- **TASK BRIEF**
Gather all lines with "this" from the records.

- **GIVEN ENTRIES**
··········
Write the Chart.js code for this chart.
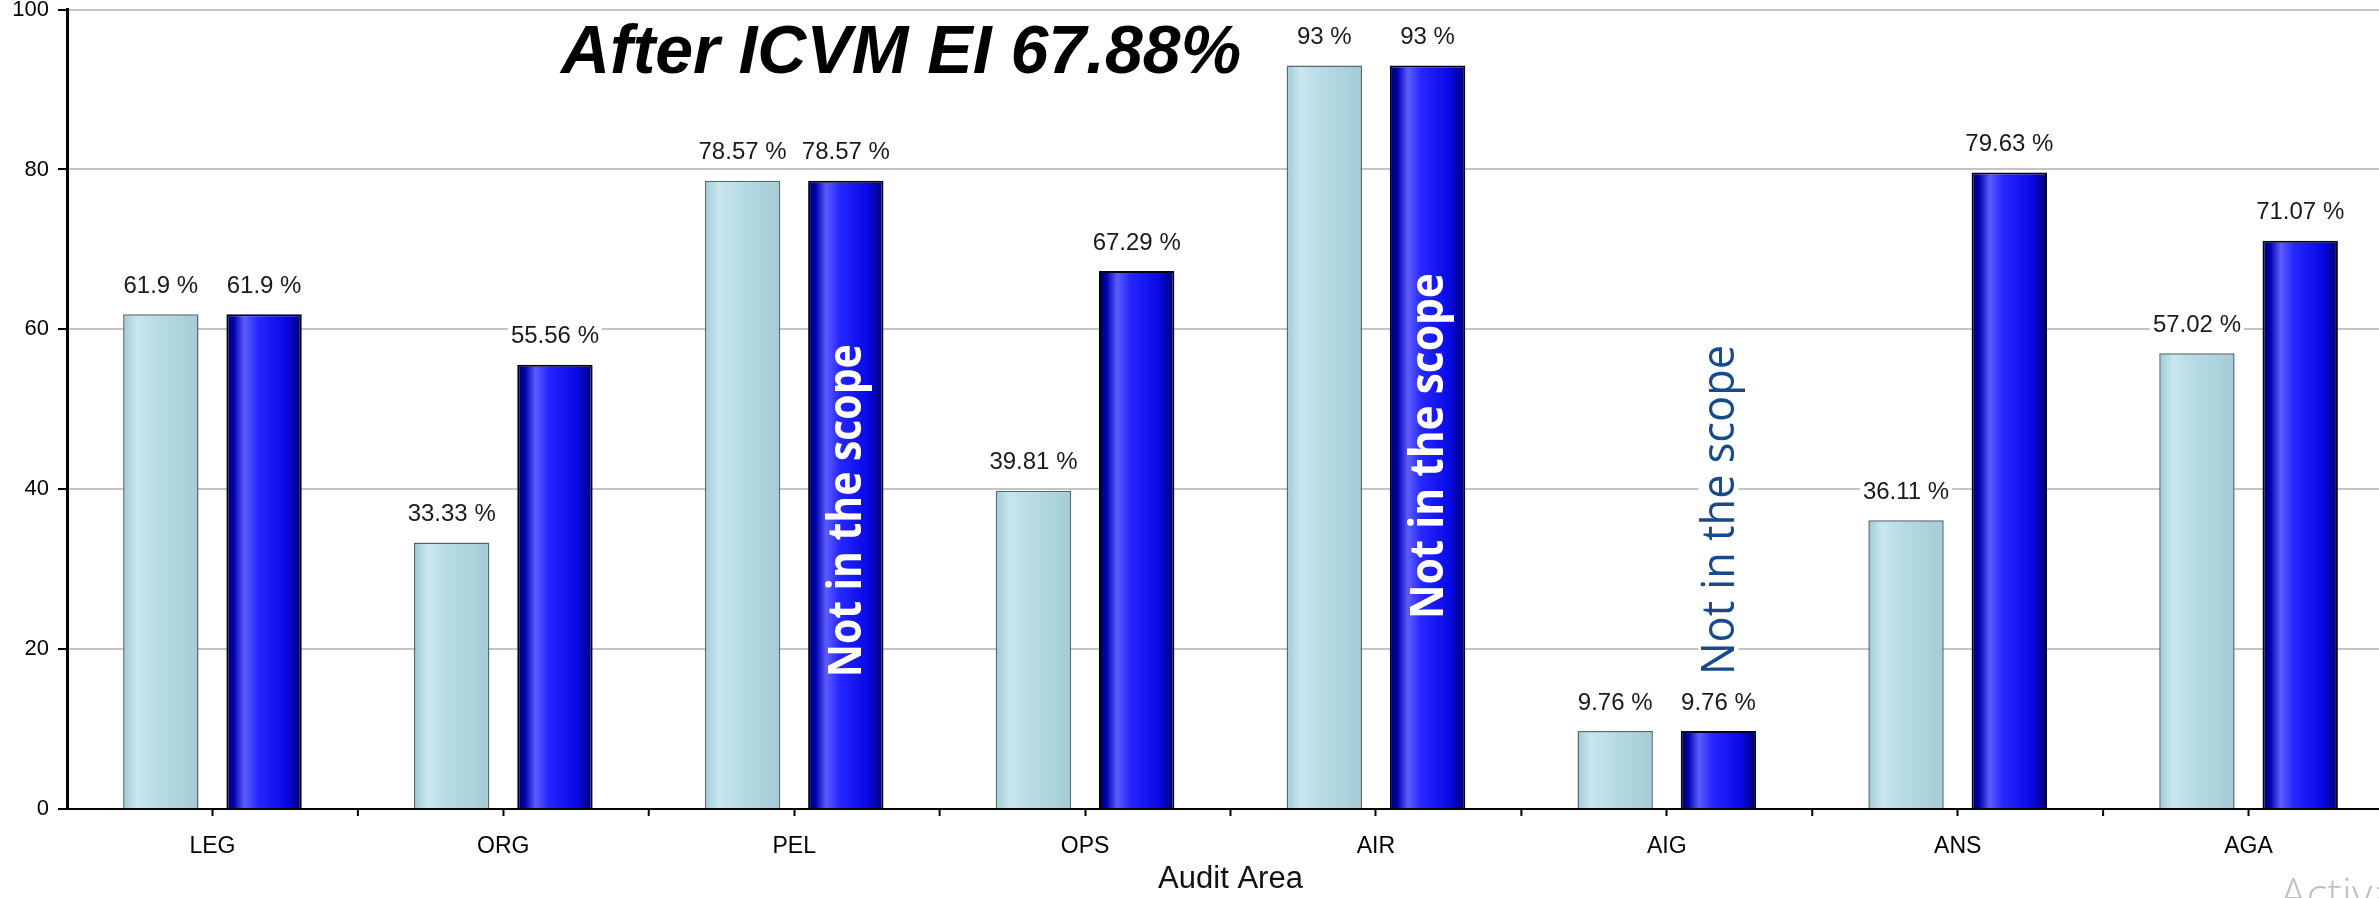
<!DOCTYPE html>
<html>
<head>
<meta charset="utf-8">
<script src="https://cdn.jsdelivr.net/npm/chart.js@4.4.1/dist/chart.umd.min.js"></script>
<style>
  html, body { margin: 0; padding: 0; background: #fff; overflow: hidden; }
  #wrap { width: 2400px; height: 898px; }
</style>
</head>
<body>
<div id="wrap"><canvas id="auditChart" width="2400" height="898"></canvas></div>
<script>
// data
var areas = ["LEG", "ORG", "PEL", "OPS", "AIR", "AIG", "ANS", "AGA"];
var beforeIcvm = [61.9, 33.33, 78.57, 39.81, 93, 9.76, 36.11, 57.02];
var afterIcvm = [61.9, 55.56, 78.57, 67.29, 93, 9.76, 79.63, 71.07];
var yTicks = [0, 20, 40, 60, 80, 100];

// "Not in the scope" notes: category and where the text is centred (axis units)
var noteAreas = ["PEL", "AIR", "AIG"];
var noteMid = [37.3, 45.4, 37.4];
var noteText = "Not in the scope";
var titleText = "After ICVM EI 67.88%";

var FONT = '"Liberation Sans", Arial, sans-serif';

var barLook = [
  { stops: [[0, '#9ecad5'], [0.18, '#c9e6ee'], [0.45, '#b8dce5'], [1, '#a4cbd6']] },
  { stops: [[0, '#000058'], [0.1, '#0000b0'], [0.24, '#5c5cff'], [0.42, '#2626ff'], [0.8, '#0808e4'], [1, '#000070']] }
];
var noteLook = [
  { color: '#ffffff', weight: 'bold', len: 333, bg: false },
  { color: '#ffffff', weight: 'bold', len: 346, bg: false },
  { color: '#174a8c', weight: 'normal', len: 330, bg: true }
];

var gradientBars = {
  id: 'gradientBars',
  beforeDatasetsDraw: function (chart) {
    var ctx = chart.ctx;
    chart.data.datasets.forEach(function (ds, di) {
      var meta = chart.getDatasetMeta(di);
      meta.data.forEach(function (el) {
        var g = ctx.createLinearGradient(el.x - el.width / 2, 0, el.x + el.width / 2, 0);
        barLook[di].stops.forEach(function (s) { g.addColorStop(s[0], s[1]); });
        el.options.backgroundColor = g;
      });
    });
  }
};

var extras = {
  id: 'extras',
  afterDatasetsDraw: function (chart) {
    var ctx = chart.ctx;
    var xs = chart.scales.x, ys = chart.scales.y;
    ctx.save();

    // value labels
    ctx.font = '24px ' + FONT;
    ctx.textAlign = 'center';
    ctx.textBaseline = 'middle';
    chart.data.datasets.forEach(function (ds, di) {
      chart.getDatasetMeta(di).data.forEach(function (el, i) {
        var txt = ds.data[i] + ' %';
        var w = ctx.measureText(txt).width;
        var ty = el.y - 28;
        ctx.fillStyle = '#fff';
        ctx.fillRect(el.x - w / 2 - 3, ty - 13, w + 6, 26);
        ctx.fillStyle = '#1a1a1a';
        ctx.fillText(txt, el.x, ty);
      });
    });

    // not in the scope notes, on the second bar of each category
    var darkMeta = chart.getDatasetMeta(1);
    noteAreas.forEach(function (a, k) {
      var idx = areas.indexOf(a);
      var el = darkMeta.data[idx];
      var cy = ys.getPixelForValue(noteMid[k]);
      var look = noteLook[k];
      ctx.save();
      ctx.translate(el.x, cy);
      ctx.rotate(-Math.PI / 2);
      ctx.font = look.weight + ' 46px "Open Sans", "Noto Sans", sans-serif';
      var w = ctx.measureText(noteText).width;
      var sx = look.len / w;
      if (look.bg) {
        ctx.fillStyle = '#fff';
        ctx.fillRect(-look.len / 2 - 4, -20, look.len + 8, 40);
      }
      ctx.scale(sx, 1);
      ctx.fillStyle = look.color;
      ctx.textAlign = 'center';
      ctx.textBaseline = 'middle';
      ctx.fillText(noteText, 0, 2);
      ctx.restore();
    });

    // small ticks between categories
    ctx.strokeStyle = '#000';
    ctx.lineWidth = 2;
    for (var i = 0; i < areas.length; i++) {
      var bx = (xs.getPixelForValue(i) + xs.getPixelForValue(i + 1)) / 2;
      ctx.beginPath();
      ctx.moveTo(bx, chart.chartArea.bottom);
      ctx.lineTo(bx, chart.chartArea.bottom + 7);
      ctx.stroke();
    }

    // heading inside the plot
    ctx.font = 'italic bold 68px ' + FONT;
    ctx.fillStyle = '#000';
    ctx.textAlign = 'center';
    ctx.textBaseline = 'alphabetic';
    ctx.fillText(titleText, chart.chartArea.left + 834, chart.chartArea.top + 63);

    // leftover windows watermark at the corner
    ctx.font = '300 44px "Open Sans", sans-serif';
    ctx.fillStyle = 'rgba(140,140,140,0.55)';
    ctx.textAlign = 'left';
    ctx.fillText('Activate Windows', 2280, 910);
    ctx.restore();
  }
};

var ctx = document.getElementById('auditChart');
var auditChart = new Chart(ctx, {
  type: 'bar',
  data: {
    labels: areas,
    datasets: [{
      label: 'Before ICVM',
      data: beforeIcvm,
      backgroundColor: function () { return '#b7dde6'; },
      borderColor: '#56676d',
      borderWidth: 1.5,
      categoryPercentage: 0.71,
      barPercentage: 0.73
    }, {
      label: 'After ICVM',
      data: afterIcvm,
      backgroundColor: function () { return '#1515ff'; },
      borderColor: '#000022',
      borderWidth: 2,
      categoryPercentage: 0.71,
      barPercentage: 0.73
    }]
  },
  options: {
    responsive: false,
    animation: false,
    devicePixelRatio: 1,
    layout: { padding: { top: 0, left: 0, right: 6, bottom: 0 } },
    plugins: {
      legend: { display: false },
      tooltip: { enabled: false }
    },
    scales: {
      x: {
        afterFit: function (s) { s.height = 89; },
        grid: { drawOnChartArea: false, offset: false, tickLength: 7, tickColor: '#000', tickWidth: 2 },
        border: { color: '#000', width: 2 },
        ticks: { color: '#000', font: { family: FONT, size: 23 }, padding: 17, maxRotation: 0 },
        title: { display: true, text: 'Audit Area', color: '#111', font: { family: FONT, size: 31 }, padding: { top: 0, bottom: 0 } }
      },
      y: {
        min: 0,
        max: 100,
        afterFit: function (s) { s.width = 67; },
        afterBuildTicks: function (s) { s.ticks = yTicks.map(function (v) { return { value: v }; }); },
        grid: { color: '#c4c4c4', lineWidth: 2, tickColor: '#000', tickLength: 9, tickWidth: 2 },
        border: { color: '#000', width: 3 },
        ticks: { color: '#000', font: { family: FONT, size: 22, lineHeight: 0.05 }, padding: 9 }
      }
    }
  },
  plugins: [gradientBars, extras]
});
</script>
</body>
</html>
··········
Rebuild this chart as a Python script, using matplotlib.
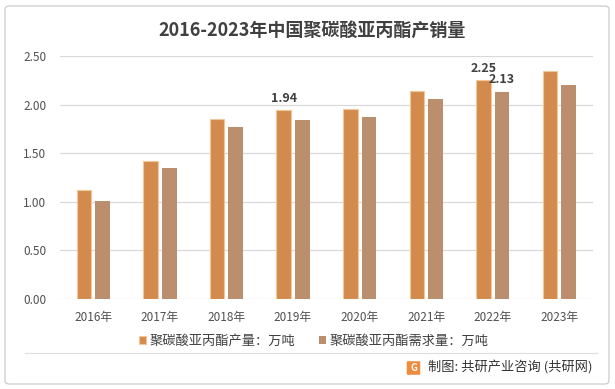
··········
- **COMPLETED TASK**
Write the Chart.js code for this chart.
Rebuild this chart as a Python script, using matplotlib.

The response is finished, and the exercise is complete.